Exactly and only the lines from the first entry through the line with "import numpy as np" should be copied, both ends included, with no pictures.

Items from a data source

....

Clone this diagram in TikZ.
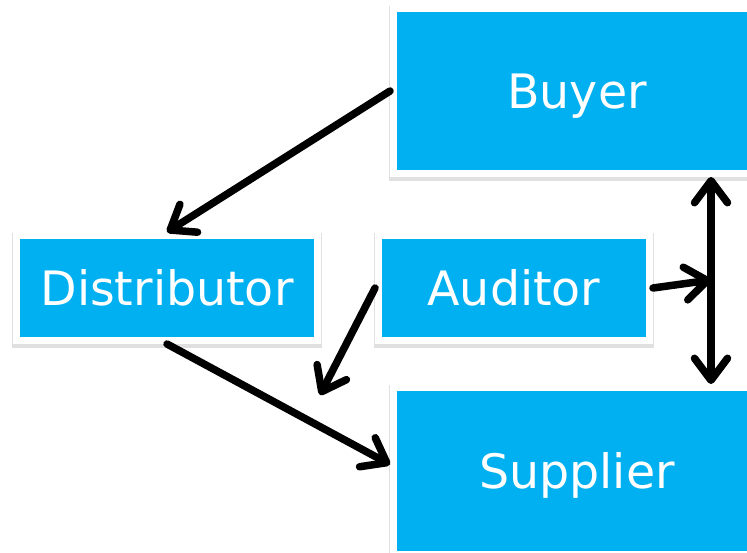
\documentclass[tikz,border=0pt]{standalone}
\usepackage{fontspec}
\setmainfont{DejaVu Sans}
\usetikzlibrary{arrows.meta}
\definecolor{boxblue}{HTML}{00B0F0}

\begin{document}
\begin{tikzpicture}[x=0.02cm,y=-0.02cm,
	party/.style={fill=boxblue, draw=white, line width=0.14cm, text=white,
		font=\fontsize{27}{32}\selectfont, inner sep=0pt,
		text height=19.7pt, text depth=0pt,
		preaction={draw=black!12, line width=0.2cm, transform canvas={yshift=-1.3pt}}},
	arr/.style={line width=0.15cm, line cap=round,
		-{Straight Barb[length=0.44cm, width=0.66cm, round]}},
	both/.style={arr, {Straight Barb[length=0.44cm, width=0.66cm, round]}-{Straight Barb[length=0.44cm, width=0.66cm, round]}}]
\clip (0,0) rectangle (747,552);

\node[party, minimum width=7.34cm, minimum height=3.3cm] (buyer) at (577,91) {Buyer};
\node[party, minimum width=6.02cm, minimum height=2.1cm] (distributor) at (167,288) {Distributor};
\node[party, minimum width=5.42cm, minimum height=2.1cm] (auditor) at (514,288) {Auditor};
\node[party, minimum width=7.34cm, minimum height=3.34cm] (supplier) at (577,471) {Supplier};

\coordinate (audend) at (320,395);
\coordinate (vline) at (711,280);

\draw [arr] (buyer.west) -- (distributor.north);
\draw [arr] (distributor.south) -- (supplier.178);
\draw [arr] (auditor.west) -- (audend);
\draw [arr] (auditor.east) -- (vline);
\draw [both] (vline |- buyer.south) -- (vline |- supplier.north);

\end{tikzpicture}
\end{document}
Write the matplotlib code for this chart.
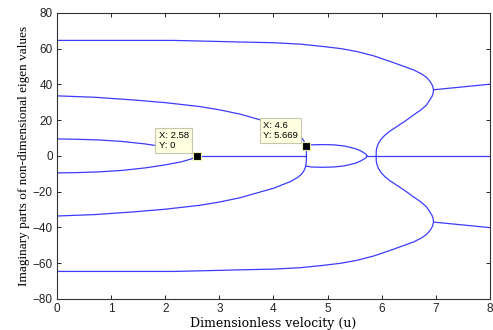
import matplotlib.pyplot as plt
import numpy as np

# upper halves of the eigenvalue branches (lower halves are the conjugates)
mode1_u = [0.0, 1.0, 2.15, 3.0, 3.38, 4.0, 4.5, 4.92, 5.25, 5.54, 5.85, 6.16, 6.4, 6.59,
           6.73, 6.83, 6.90, 6.94, 6.96, 6.95, 6.93, 6.88, 6.83, 6.72, 6.59, 6.44, 6.28,
           6.15, 6.06, 5.99, 5.94, 5.91, 5.90, 5.90]
mode1_im = [64.6, 64.6, 64.6, 64.0, 63.7, 63.3, 62.5, 61.2, 60.0, 58.4, 56.0, 52.8, 50.2, 48.1,
            46.0, 43.9, 41.5, 39.3, 37.0, 34.8, 33.2, 30.8, 28.5, 25.6, 22.9, 19.6, 16.4,
            13.8, 11.6, 9.3, 7.0, 4.5, 2.5, 0.0]

# coalesced pair after u ~ 6.96
mode1b_u = [6.96, 7.5, 8.0]
mode1b_im = [37.0, 38.6, 40.1]

mode2_u = [0.0, 0.7, 1.41, 2.0, 2.64, 3.0, 3.38, 4.0, 4.31, 4.45, 4.52, 4.56, 4.59, 4.605,
           4.61, 4.61]
mode2_im = [33.6, 32.8, 31.3, 29.8, 27.6, 25.8, 23.4, 18.1, 14.4, 12.0, 10.2, 8.5, 6.5, 4.0,
            2.0, 0.0]

mode3_u = [0.0, 0.4, 0.79, 1.2, 1.63, 2.0, 2.3, 2.49, 2.58]
mode3_im = [9.5, 9.3, 8.9, 8.1, 6.7, 5.0, 3.3, 1.6, 0.0]

loop_u = [4.6, 4.7, 4.9, 5.11, 5.3, 5.42, 5.52, 5.6, 5.66, 5.71, 5.73]
loop_im = [5.669, 6.2, 6.35, 6.2, 5.6, 4.8, 4.0, 3.0, 2.0, 1.0, 0.0]

# purely real roots (zero imaginary part)
real_segs = [([2.58, 4.6], [0.0, 0.0]), ([5.73, 8.0], [0.0, 0.0])]

tips = [(2.58, 0.0, 'X: 2.58\nY: 0'), (4.6, 5.669, 'X: 4.6\nY: 5.669')]

fig = plt.figure(figsize=(4.93, 3.30), dpi=100)
ax = fig.add_axes([0.1156, 0.094, 0.878, 0.867])

col = '#3c3cff'
for u, im in [(mode1_u, mode1_im), (mode1b_u, mode1b_im), (mode2_u, mode2_im),
              (mode3_u, mode3_im), (loop_u, loop_im)]:
    u = np.array(u)
    im = np.array(im)
    ax.plot(u, im, color=col, lw=0.9)
    ax.plot(u, -im, color=col, lw=0.9)
for u, im in real_segs:
    ax.plot(u, im, color=col, lw=0.9)

for x, y, s in tips:
    ax.plot(x, y, 's', color='black', markersize=5.5, markeredgecolor='#f0f0b0',
            markeredgewidth=0.8, zorder=5)
    ax.annotate(s, xy=(x, y), xytext=(-5.7, 4.2), textcoords='offset points',
                ha='right', va='bottom', multialignment='left', fontsize=6.8,
                family='Liberation Sans', linespacing=1.1, zorder=6,
                bbox=dict(boxstyle='square,pad=0.35', facecolor='#ffffe1',
                          edgecolor='#c8c8b0', lw=0.8))

ax.set_xlim(0, 8)
ax.set_ylim(-80, 80)
ax.set_xticks(range(0, 9))
ax.set_yticks(range(-80, 81, 20))
ax.tick_params(direction='in', top=True, right=True, length=3, width=0.7,
               labelsize=8.5, colors='#222222', pad=3)
for lab in ax.get_xticklabels() + ax.get_yticklabels():
    lab.set_family('Liberation Sans')
for sp in ax.spines.values():
    sp.set_color('#333333')
    sp.set_linewidth(0.8)

ax.set_xlabel('Dimensionless velocity (u)', family='DejaVu Serif', fontsize=9, labelpad=1)
ax.set_ylabel('Imaginary parts of non-dimensional eigen values', family='Liberation Serif',
              fontsize=9.5, labelpad=2)

fig.savefig('out.png', dpi=100)
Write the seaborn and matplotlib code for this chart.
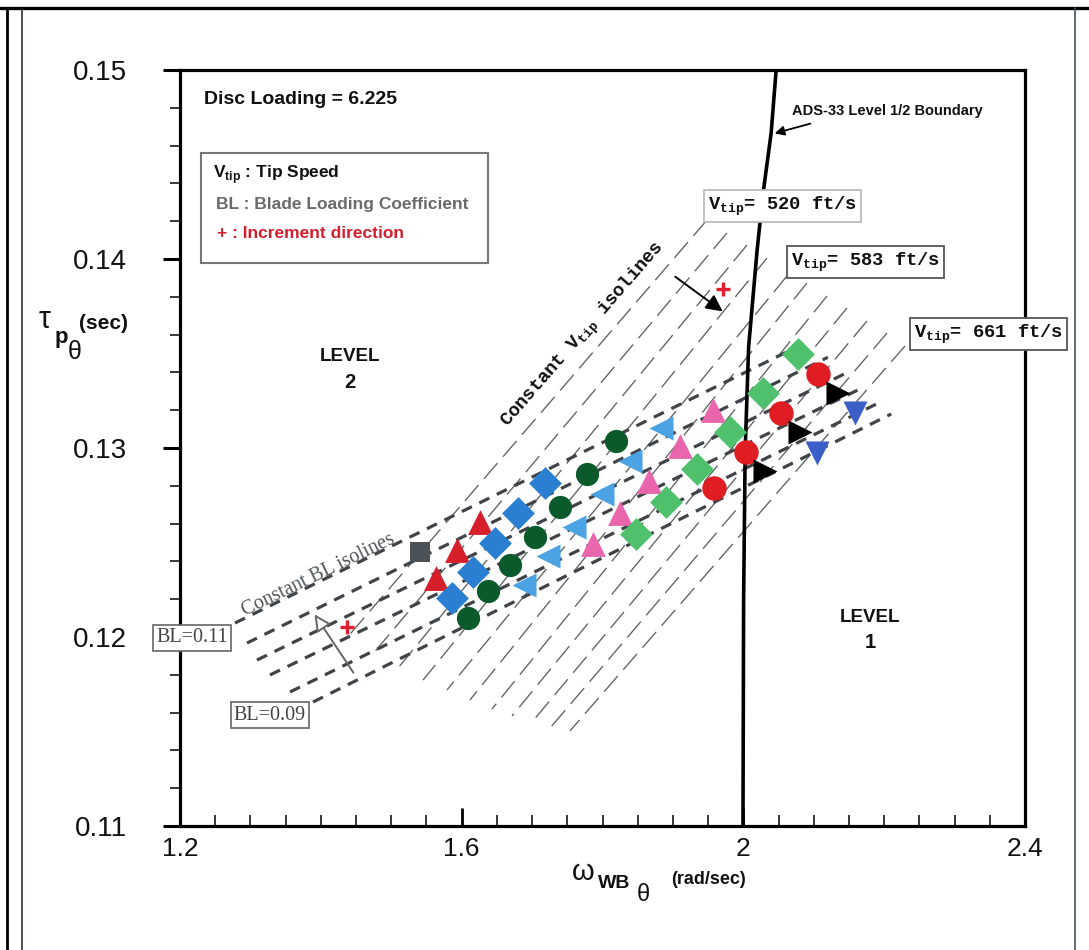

....

§ SOLUTION
Clone this diagram in TikZ.
\documentclass[tikz,border=0pt]{standalone}
\usepackage{fontspec}
\setmainfont{DejaVu Sans}
\usetikzlibrary{arrows.meta}
\definecolor{boxblue}{HTML}{00B0F0}

\begin{document}
\begin{tikzpicture}[x=0.02cm,y=-0.02cm,
	party/.style={fill=boxblue, draw=white, line width=0.14cm, text=white,
		font=\fontsize{27}{32}\selectfont, inner sep=0pt,
		text height=19.7pt, text depth=0pt,
		preaction={draw=black!12, line width=0.2cm, transform canvas={yshift=-1.3pt}}},
	arr/.style={line width=0.15cm, line cap=round,
		-{Straight Barb[length=0.44cm, width=0.66cm, round]}},
	both/.style={arr, {Straight Barb[length=0.44cm, width=0.66cm, round]}-{Straight Barb[length=0.44cm, width=0.66cm, round]}}]
\clip (0,0) rectangle (747,552);

\node[party, minimum width=7.34cm, minimum height=3.3cm] (buyer) at (577,91) {Buyer};
\node[party, minimum width=6.02cm, minimum height=2.1cm] (distributor) at (167,288) {Distributor};
\node[party, minimum width=5.42cm, minimum height=2.1cm] (auditor) at (514,288) {Auditor};
\node[party, minimum width=7.34cm, minimum height=3.34cm] (supplier) at (577,471) {Supplier};

\coordinate (audend) at (320,395);
\coordinate (vline) at (711,280);

\draw [arr] (buyer.west) -- (distributor.north);
\draw [arr] (distributor.south) -- (supplier.178);
\draw [arr] (auditor.west) -- (audend);
\draw [arr] (auditor.east) -- (vline);
\draw [both] (vline |- buyer.south) -- (vline |- supplier.north);

\end{tikzpicture}
\end{document}
Write the matplotlib code for this chart.
import matplotlib.pyplot as plt
import numpy as np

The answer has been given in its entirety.